We began work today on Act II Scene I, focusing on the first part of the scene that includes Katherina, Bianca, and Baptista. There was some debate about where this scene should be set – some of the women feel the scene should take place in Baptista’s house, while others feel it will work better in the “town square” setting with which we begin the play, mainly due to the latter part of the scene that includes Petruchio wooing Katherina. Due to an eagerness to explore the relationships in the scene before key actors left for another mandatory group, we decided to table the discussion and stay open to all possibilities as we work through this very long scene.
Our exploration of this part of the scene led to more debate, as there are several different interpretations of the characters and relationships that are being discussed. Ultimately, they are all rooted in the text, so they are all valid as far as our group is concerned, and, as with the setting, we need to stay open as we continue to explore. Ultimately, these decisions will be made by the people portraying the characters, and the rest of us need to accept what may be different ideas than our own and support those women in their work.
After a number of the women had to leave, the rest of us took some time to brainstorm about our set. Many of the women in the group are set on the idea of having a fountain of some kind in our town square. I introduced the idea that perhaps this fountain could be on a small, rotating platform with another set piece or flat on its reverse side. If this is not possible, one of the women mentioned that there is a dry erase board on wheels in the auditorium, and we could hang pictures on either side of it to achieve a similar effect. The brainstorming continues!

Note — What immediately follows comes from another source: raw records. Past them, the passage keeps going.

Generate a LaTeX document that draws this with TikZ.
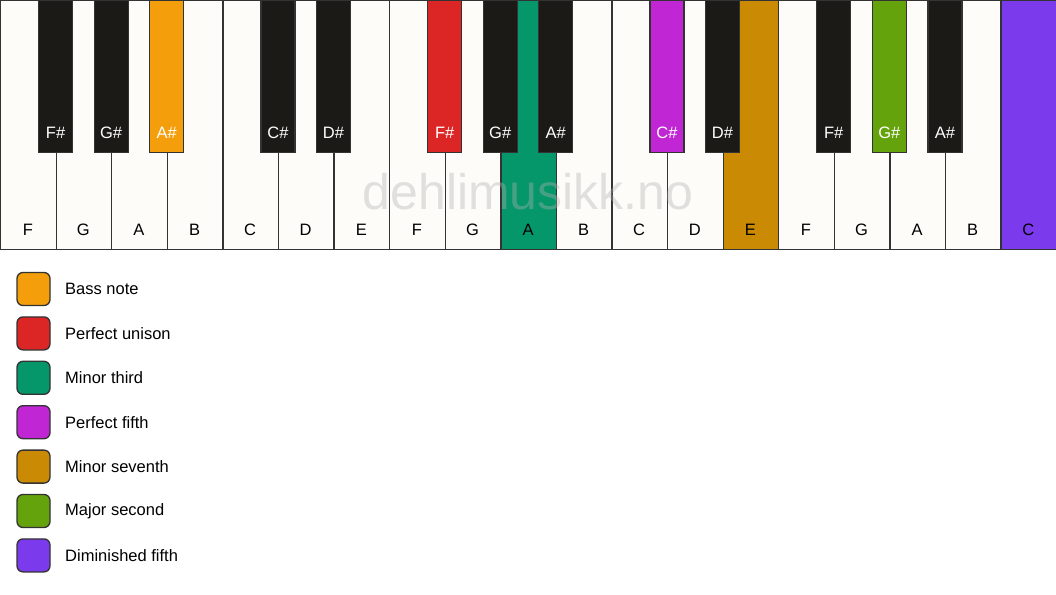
\documentclass[tikz,border=0pt]{standalone}
\usepackage{fontspec}
\setmainfont{Liberation Sans}
\definecolor{wk}{HTML}{FDFCF8}
\definecolor{bk}{HTML}{1C1A17}
\definecolor{edge}{HTML}{333333}
\definecolor{cbass}{HTML}{F59E0B}
\definecolor{cunison}{HTML}{DC2626}
\definecolor{cthird}{HTML}{059669}
\definecolor{cfifth}{HTML}{C026D3}
\definecolor{cseventh}{HTML}{CA8A04}
\definecolor{csecond}{HTML}{65A30D}
\definecolor{cdim}{HTML}{7C3AED}
\tikzset{
  whitekey/.style={draw=edge, line width=1.3pt, rectangle, inner sep=0pt, minimum width=55.5789pt, minimum height=249pt, anchor=north west},
  blackkey/.style={draw=edge, line width=1.3pt, rectangle, inner sep=0pt, minimum width=34pt, minimum height=152pt, anchor=north},
  wlabel/.style={font=\fontsize{16.5}{18}\selectfont, text=black},
  blabel/.style={font=\fontsize{16.5}{18}\selectfont, text=white},
  legbox/.style={draw=edge, line width=1.3pt, rounded corners=6pt, minimum width=33pt, minimum height=33pt, inner sep=0pt},
  legtext/.style={font=\fontsize{16.5}{18}\selectfont, anchor=west, inner sep=0pt},
}
\begin{document}
\begin{tikzpicture}[x=1pt,y=-1pt]
\useasboundingbox[fill=white] (0,0) rectangle (1056,594);
\foreach \n/\c [count=\i from 0] in {F/wk,G/wk,A/wk,B/wk,C/wk,D/wk,E/wk,F/wk,G/wk,A/cthird,B/wk,C/wk,D/wk,E/cseventh,F/wk,G/wk,A/wk,B/wk,C/cdim}{
  \node[whitekey, fill=\c] (w\i) at (\i*55.5789,0) {};
  \node[wlabel] (wl\i) at (\i*55.5789+27.789,230) {\n};
}
\node[font=\fontsize{50}{56}\selectfont, text=black!30, opacity=0.38] (wm) at (528,192) {dehlimusikk.no};
\foreach \n/\b/\c [count=\j] in {F\#/1/bk,G\#/2/bk,A\#/3/cbass,C\#/5/bk,D\#/6/bk,F\#/8/cunison,G\#/9/bk,A\#/10/bk,C\#/12/cfifth,D\#/13/bk,F\#/15/bk,G\#/16/csecond,A\#/17/bk}{
  \node[blackkey, fill=\c] (b\j) at (\b*55.5789,0) {};
  \node[blabel] (bl\j) at (\b*55.5789,133) {\n};
}
\foreach \t/\c [count=\k from 0] in {Bass note/cbass,Perfect unison/cunison,Minor third/cthird,Perfect fifth/cfifth,Minor seventh/cseventh,Major second/csecond,Diminished fifth/cdim}{
  \node[legbox, fill=\c] (lb\k) at (33.5,289+\k*44.4) {};
  \node[legtext] (lt\k) at (65,289+\k*44.4) {\t};
}
\end{tikzpicture}
\end{document}
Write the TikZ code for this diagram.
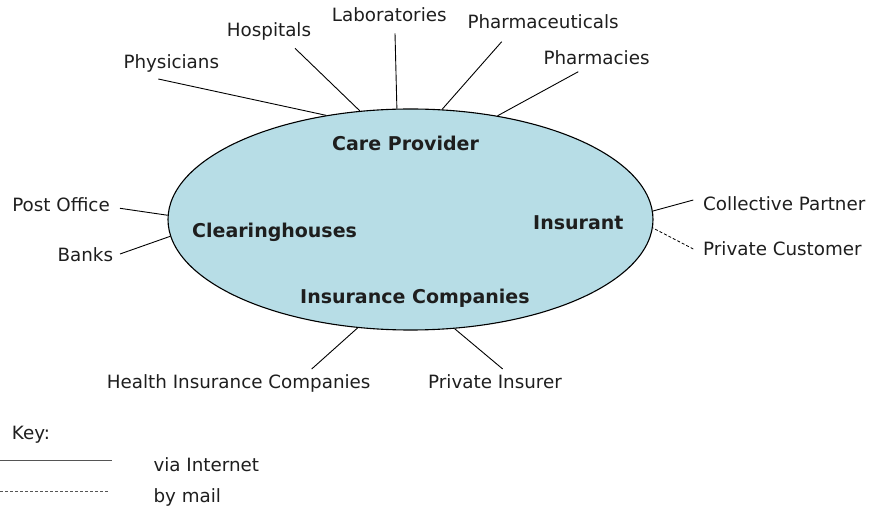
\documentclass[tikz,border=0pt]{standalone}
\usepackage{fontspec}
\setmainfont{DejaVu Sans}
\usetikzlibrary{shapes.geometric}
\definecolor{cellblue}{RGB}{183,221,230}
\definecolor{inkgray}{RGB}{30,30,30}
\definecolor{keygray}{RGB}{85,85,85}

\begin{document}
\begin{tikzpicture}[x=1pt,y=-1pt,
  lbl/.style={inner sep=0pt,text=inkgray,anchor=base west,font=\fontsize{18.3}{20}\selectfont},
  bold/.style={inner sep=0pt,text=inkgray,anchor=base west,font=\fontsize{19}{21}\selectfont\bfseries},
  link/.style={line width=0.9pt},
  post/.style={line width=0.8pt,dash pattern=on 3pt off 2pt}]
\useasboundingbox (0,0) rectangle (876,510);
\node[ellipse,draw,line width=1.1pt,fill=cellblue,minimum width=485pt,minimum height=221pt,inner sep=0pt] (net) at (410.5,219.5) {};
\node[bold] (care) at (332,151) {Care Provider};
\node[bold] (clear) at (192,237.7) {Clearinghouses};
\node[bold] (insurant) at (533,230) {Insurant};
\node[bold] (insco) at (300,304) {Insurance Companies};
\node[lbl] (phys) at (123.3,68.3) {Physicians};
\node[lbl] (hosp) at (226.7,36.7) {Hospitals};
\node[lbl] (labs) at (331.7,21.7) {Laboratories};
\node[lbl] (pharmco) at (467.3,28.3) {Pharmaceuticals};
\node[lbl] (pharm) at (543.3,65) {Pharmacies};
\node[lbl] (coll) at (703,210.7) {Collective Partner};
\node[lbl] (priv) at (703,256) {Private Customer};
\node[lbl,anchor=base east] (post) at (110,211.7) {Post Office};
\node[lbl,anchor=base east] (banks) at (113.3,261.7) {Banks};
\node[lbl] (health) at (106.7,389) {Health Insurance Companies};
\node[lbl] (privins) at (428,389) {Private Insurer};
\coordinate (physend) at (158.3,79);
\coordinate (hospend) at (295,48.3);
\coordinate (labsend) at (395,33.3);
\coordinate (pharmcoend) at (501.7,41.7);
\coordinate (pharmend) at (578.3,71.7);
\coordinate (collend) at (693.3,200);
\coordinate (privend) at (693.3,249);
\coordinate (postend) at (120,208.3);
\coordinate (banksend) at (120,254);
\coordinate (healthend) at (311.7,369);
\coordinate (privinsend) at (502.7,369);
\draw[link] (physend) -- (net.129.6);
\draw[link] (hospend) -- (net.115.8);
\draw[link] (labsend) -- (net.97.9);
\draw[link] (pharmcoend) -- (net.74.7);
\draw[link] (pharmend) -- (net.50.6);
\draw[link] (collend) -- (net.2.6);
\draw[post] (privend) -- (net.-2.6);
\draw[link] (postend) -- (net.179.1);
\draw[link] (banksend) -- (net.184.8);
\draw[link] (healthend) -- (net.244.4);
\draw[link] (privinsend) -- (net.292.6);
\node[lbl] (key) at (11.7,440) {Key:};
\coordinate (webA) at (0,460.7);
\coordinate (webB) at (111.7,460.7);
\coordinate (mailA) at (0,491.7);
\coordinate (mailB) at (108,491.7);
\draw[link,draw=keygray] (webA) -- (webB);
\draw[post,draw=keygray] (mailA) -- (mailB);
\node[lbl] (web) at (153.3,471.7) {via Internet};
\node[lbl] (mail) at (153.3,502.7) {by mail};
\end{tikzpicture}
\end{document}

I asked what the group wanted to do with the time we had left, and they settled on an acting exercise. Since we’ve been talking about characters’ walks as being important to their exploration, I asked if they would like to analyze their own walks (this is part of a Stanislavksy exercise that I’ve always found enlightening). They agreed, and one woman who was a part of the first session of Shakespeare in Prison excitedly recollected how, when we did this exercise in 2012, it gave her a new perspective on how her walk communicated to other people, and she’s been conscious of things like keeping her eyes off the ground ever since.
We each took turns walking across the stage, and the group discussed where we were relaxed, where our points of tension were, and what we were communicating in walking the way we did. Several of the women were nervous to participate, fearing being “psychoanalyzed”, but I reminded them that, while the way we walk MAY communicate things about us that are true and make us vulnerable, it may also communicate things we would rather not have people think about us – for example, the women from Session One was surprised to hear that she was constantly looking at the ground and that it took away from her otherwise confident, jaunty walk. We will continue with this exercise in the future, as we’re making useful discoveries with it.

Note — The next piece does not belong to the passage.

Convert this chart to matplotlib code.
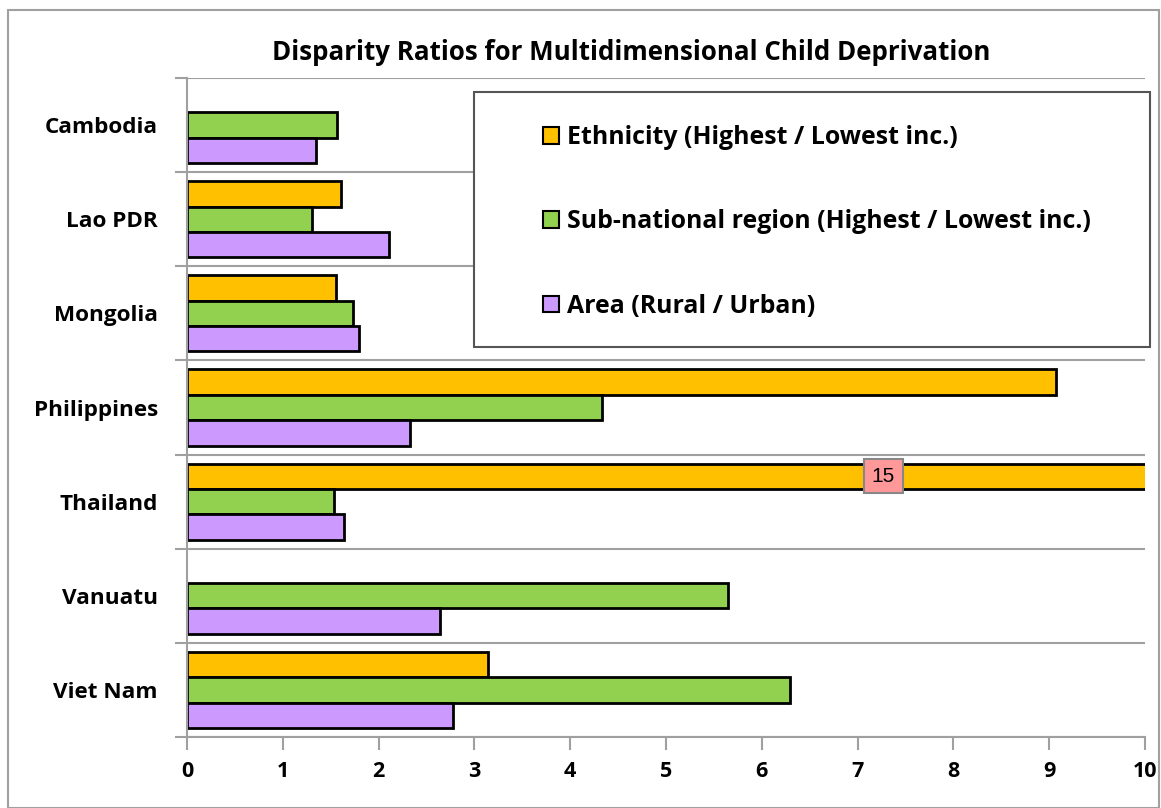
import numpy as np
import matplotlib.pyplot as plt
from matplotlib.patches import Rectangle, Patch

# Data
countries = ["Cambodia", "Lao PDR", "Mongolia", "Philippines", "Thailand", "Vanuatu", "Viet Nam"]
ethnicity = [np.nan, 1.61, 1.56, 9.07, 15.0, np.nan, 3.14]
subnational = [1.57, 1.30, 1.73, 4.33, 1.53, 5.65, 6.29]
area = [1.35, 2.11, 1.80, 2.33, 1.64, 2.64, 2.78]
series_labels = ["Ethnicity (Highest / Lowest inc.)",
                 "Sub-national region (Highest / Lowest inc.)",
                 "Area (Rural / Urban)"]
colors = ["#FFC000", "#92D050", "#CC99FF"]
xticks = list(range(0, 11))

plt.rcParams['font.family'] = ['Open Sans', 'DejaVu Sans']

W, H = 1161, 808
fig = plt.figure(figsize=(W / 100, H / 100), dpi=100)
ax = fig.add_axes([187 / W, 1 - 737 / H, (1145 - 187) / W, (737 - 78) / H])

n = len(countries)
y = np.arange(n)[::-1].astype(float)  # Cambodia on top
h = 0.27
for vals, off, col in zip([ethnicity, subnational, area], [h, 0, -h], colors):
    v = np.array(vals, dtype=float)
    mask = ~np.isnan(v)
    ax.barh(y[mask] + off, v[mask], height=h, color=col, edgecolor="black", linewidth=2)

ax.set_xlim(0, 10)
ax.set_ylim(-0.5, n - 0.5)

# label for the clipped Thailand bar
thai = countries.index("Thailand")
ax.text(7.27, y[thai] + h, "%d" % ethnicity[thai], ha="center", va="center", fontsize=15,
        family="Liberation Sans",
        bbox=dict(boxstyle="square,pad=0.36", fc="#FF9999", ec="#888888", lw=1.5), zorder=5)

ax.set_xticks(xticks)
ax.set_xticklabels([str(t) for t in xticks], fontsize=15.5, fontweight="bold")
ax.set_yticks(y)
ax.set_yticklabels(countries, fontsize=16.2, fontweight="bold")
ax.set_yticks(np.arange(n + 1) - 0.5, minor=True)
ax.tick_params(axis="y", which="major", length=0, pad=21)
ax.tick_params(axis="y", which="minor", length=9, color="#A0A0A0", width=1.5)
ax.tick_params(axis="x", length=9, color="#A0A0A0", width=1.5, pad=8)
ax.grid(axis="y", which="minor", color="#A0A0A0", linewidth=1.5)
ax.set_axisbelow(True)
for s in ["top", "right"]:
    ax.spines[s].set_visible(False)
for s in ["left", "bottom"]:
    ax.spines[s].set_color("#A0A0A0")
    ax.spines[s].set_linewidth(1.5)

fig.text(631 / W, 1 - 52 / H, "Disparity Ratios for Multidimensional Child Deprivation",
         ha="center", va="center", fontsize=18.6, fontweight="bold")

# legend: frame drawn separately, entries placed inside it
fig.patches.append(Rectangle((474 / W, 1 - 347 / H), (1150 - 474) / W, (347 - 92) / H,
                             transform=fig.transFigure, facecolor="white",
                             edgecolor="#555555", linewidth=1.5, zorder=3))
handles = [Patch(facecolor=c, edgecolor="black", linewidth=1.5) for c in colors]
leg = fig.legend(handles, series_labels, loc="center left",
                 bbox_to_anchor=(543 / W, 1 - 222 / H), ncol=1,
                 prop={"size": 17.9, "weight": "bold"}, frameon=False,
                 handlelength=0.65, handleheight=0.65, handletextpad=0.3,
                 labelspacing=2.38, borderpad=0, borderaxespad=0)
leg.set_zorder(4)

# outer chart frame
fig.patches.append(Rectangle((8 / W, 0), 1151 / W, 1 - 10 / H, transform=fig.transFigure,
                             fill=False, edgecolor="#A0A0A0", linewidth=1.5))

fig.savefig("out.png", dpi=100)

We moved on to the second part of Act II Scene I today, opting for a “staged reading” of the scene rather than a circle reading, which is what we have usually done. As we analyzed the scene line by line, we came back to a familiar theme in this group. The woman playing Petruchio said that she was uncomfortable playing him as a jerk, which led to a discussion about how we can only tell this story effectively if we resist the temptation to judge the characters whom we are playing. So, no, I said, you don’t want to play him as a jerk – but you can understand that he is confident, maybe over-confident, and in a hurry to get this wooing going so he can marry rich quickly, which makes him come off as rude. She liked that better – just altering the language we use about these characters can be very helpful, and learning to speak this way about Petruchio aids us in learning to speak more constructively about people in our lives outside the group as well. One of the women in the group pointed out, too, that Petruchio coming across “cold” at this point in the play allows for a greater transformation if he is not, in fact, a bad guy.

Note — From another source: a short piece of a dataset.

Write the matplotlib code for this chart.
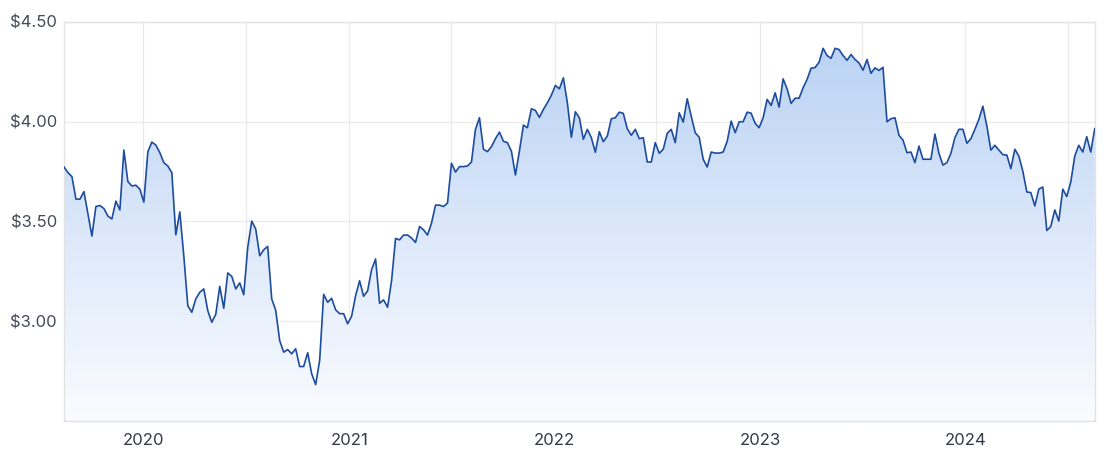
import numpy as np
import pandas as pd
import matplotlib
matplotlib.use("Agg")
import matplotlib.pyplot as plt
import matplotlib.dates as mdates
from matplotlib.colors import LinearSegmentedColormap
from matplotlib.ticker import FuncFormatter

plt.rcParams['font.family'] = ['Inter', 'DejaVu Sans']

# weekly closing prices, Aug 2019 - Aug 2024
prices_2019_20 = [3.773, 3.745, 3.725, 3.612, 3.612, 3.65, 3.537, 3.427, 3.575, 3.58,
                  3.565, 3.527, 3.513, 3.602, 3.558, 3.858, 3.70, 3.678, 3.682, 3.662,
                  3.597, 3.85, 3.898, 3.883, 3.845, 3.795, 3.778, 3.745, 3.433, 3.548,
                  3.328, 3.078, 3.045, 3.112, 3.145, 3.162, 3.053, 2.995, 3.035, 3.175,
                  3.065, 3.242, 3.225, 3.162, 3.192, 3.133, 3.37, 3.502, 3.462, 3.328,
                  3.358, 3.375, 3.112, 3.055, 2.903]
prices_2020_21 = [2.845, 2.858, 2.837, 2.862, 2.773, 2.773, 2.842, 2.737, 2.682, 2.803,
                  3.135, 3.095, 3.115, 3.057, 3.038, 3.038, 2.987, 3.025, 3.128, 3.203,
                  3.125, 3.152, 3.258, 3.312, 3.09, 3.107, 3.07, 3.203, 3.415, 3.408,
                  3.432, 3.432, 3.417, 3.395, 3.475, 3.458, 3.432, 3.492, 3.582, 3.582,
                  3.575, 3.592, 3.792, 3.748, 3.775, 3.775, 3.778, 3.798, 3.962, 4.02,
                  3.862, 3.85, 3.875, 3.915, 3.948, 3.902, 3.895, 3.852, 3.733, 3.853,
                  3.983, 3.97, 4.065, 4.057]
prices_2021_23 = [4.022, 4.062, 4.095, 4.133, 4.182, 4.165, 4.22, 4.095, 3.922, 4.05,
                  4.02, 3.912, 3.962, 3.92, 3.847, 3.95, 3.90, 3.928, 4.015, 4.02,
                  4.048, 4.042, 3.965, 3.932, 3.962, 3.915, 3.92, 3.798, 3.798, 3.895,
                  3.842, 3.862, 3.942, 3.962, 3.895, 4.045, 3.998, 4.115, 4.028, 3.945,
                  3.922, 3.812, 3.773, 3.848, 3.843, 3.843, 3.848, 3.902, 4.003, 3.945,
                  4.00, 4.00, 4.048, 4.043, 3.992, 3.97, 4.02, 4.112, 4.082, 4.145,
                  4.073, 4.215, 4.165, 4.092, 4.118]
prices_2023_24 = [4.118, 4.17, 4.212, 4.268, 4.272, 4.298, 4.368, 4.332, 4.318, 4.368,
                  4.362, 4.332, 4.308, 4.337, 4.312, 4.295, 4.258, 4.312, 4.243, 4.27,
                  4.257, 4.273, 4.00, 4.015, 4.02, 3.932, 3.908, 3.845, 3.848, 3.795,
                  3.878, 3.812, 3.812, 3.812, 3.938, 3.842, 3.783, 3.795, 3.842, 3.92,
                  3.962, 3.962, 3.892, 3.915, 3.962, 4.012, 4.078, 3.978, 3.858, 3.882,
                  3.858, 3.835, 3.833, 3.765, 3.862, 3.828, 3.752, 3.648, 3.645, 3.578,
                  3.662, 3.673, 3.455, 3.475, 3.558, 3.502, 3.662, 3.625, 3.698, 3.828,
                  3.882, 3.848, 3.925, 3.848, 3.965]

prices = prices_2019_20 + prices_2020_21 + prices_2021_23 + prices_2023_24
dates = pd.date_range("2019-08-13", "2024-08-18", periods=len(prices))

y_ticks = [3.0, 3.5, 4.0, 4.5]
year_ticks = ["2020", "2021", "2022", "2023", "2024"]

fig = plt.figure(figsize=(11.18, 4.58), dpi=100)
ax = fig.add_axes([0.0572, 0.0808, 0.9220, 0.8712])

x = mdates.date2num(dates)
y0, y1 = 2.5, 4.5

# gradient fill under the line
fill = ax.fill_between(x, prices, y0, color="none", lw=0)
cmap = LinearSegmentedColormap.from_list("g", ["#fafcff", "#dce8fa", "#b9d2f3"])
grad = np.linspace(0, 1, 256).reshape(-1, 1)
im = ax.imshow(grad, extent=[x[0], x[-1], y0, 4.4], origin="lower", aspect="auto",
               cmap=cmap, zorder=1)
im.set_clip_path(fill.get_paths()[0], transform=ax.transData)

ax.plot(x, prices, color="#1d4c9f", lw=1.2, zorder=3)

ax.set_xlim(x[0], x[-1])
ax.set_ylim(y0, y1)

ax.set_yticks(y_ticks)
ax.yaxis.set_major_formatter(FuncFormatter(lambda v, p: "${:.2f}".format(v)))
ax.set_xticks(mdates.date2num(pd.to_datetime([y + "-01-01" for y in year_ticks])))
ax.set_xticklabels(year_ticks)
half = pd.date_range("2020-01-01", "2024-07-01", freq="6MS")
ax.set_xticks(mdates.date2num(half), minor=True)

ax.grid(True, which="both", color="#ebebeb", lw=1, zorder=0)
ax.set_axisbelow(True)
ax.tick_params(which="both", length=0)
ax.tick_params(axis="y", pad=5, labelsize=12, labelcolor="#454a57")
ax.tick_params(axis="x", pad=9, labelsize=12, labelcolor="#343844")
for s in ax.spines.values():
    s.set_color("#e2e2e2")
    s.set_linewidth(1)

fig.savefig("out.png", dpi=100)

As most of the players in this scene then had to leave (an unfortunately consistent theme of our Tuesday meetings), we moved on to Act IV Scene I, giving Grumio and Curtis some time to explore. We found that the scene is pretty straightforward and will require some time from us to figure out the best possible staging and physicality to get across everything we want to.
The woman playing Grumio feels challenged by her longer speeches in this scene, which are very descriptive. I introduced the concept of “inner-moving pictures” – images that an actor sees in his or her head, in great detail, that aid in “painting pictures with words” for another actor and the audience. She is going to work on developing detailed images of these stories for herself, and then we’ll revisit the scene.
I had an interesting moment during this discussion of inner-moving pictures, as I was trying to describe the process without using that term, thinking it was so esoteric and “acting school” that the women might not respond to it. When I did use the phrase, it was met with that familiar look of things clicking or light bulbs turning on – it doesn’t matter where it comes from, that’s the phrase that made the whole concept make sense for the women in the group. While I’ve always been hesitant to lead the group too far into “acting class” territory, and nervous that certain phrases and techniques would alienate people, I need to always remind myself to give these women more credit – they are there for many reasons, but one of those is to effectively act and tell a story, and they often respond very well to the same ideas to which I respond as an actor, even when they seem a little goofy.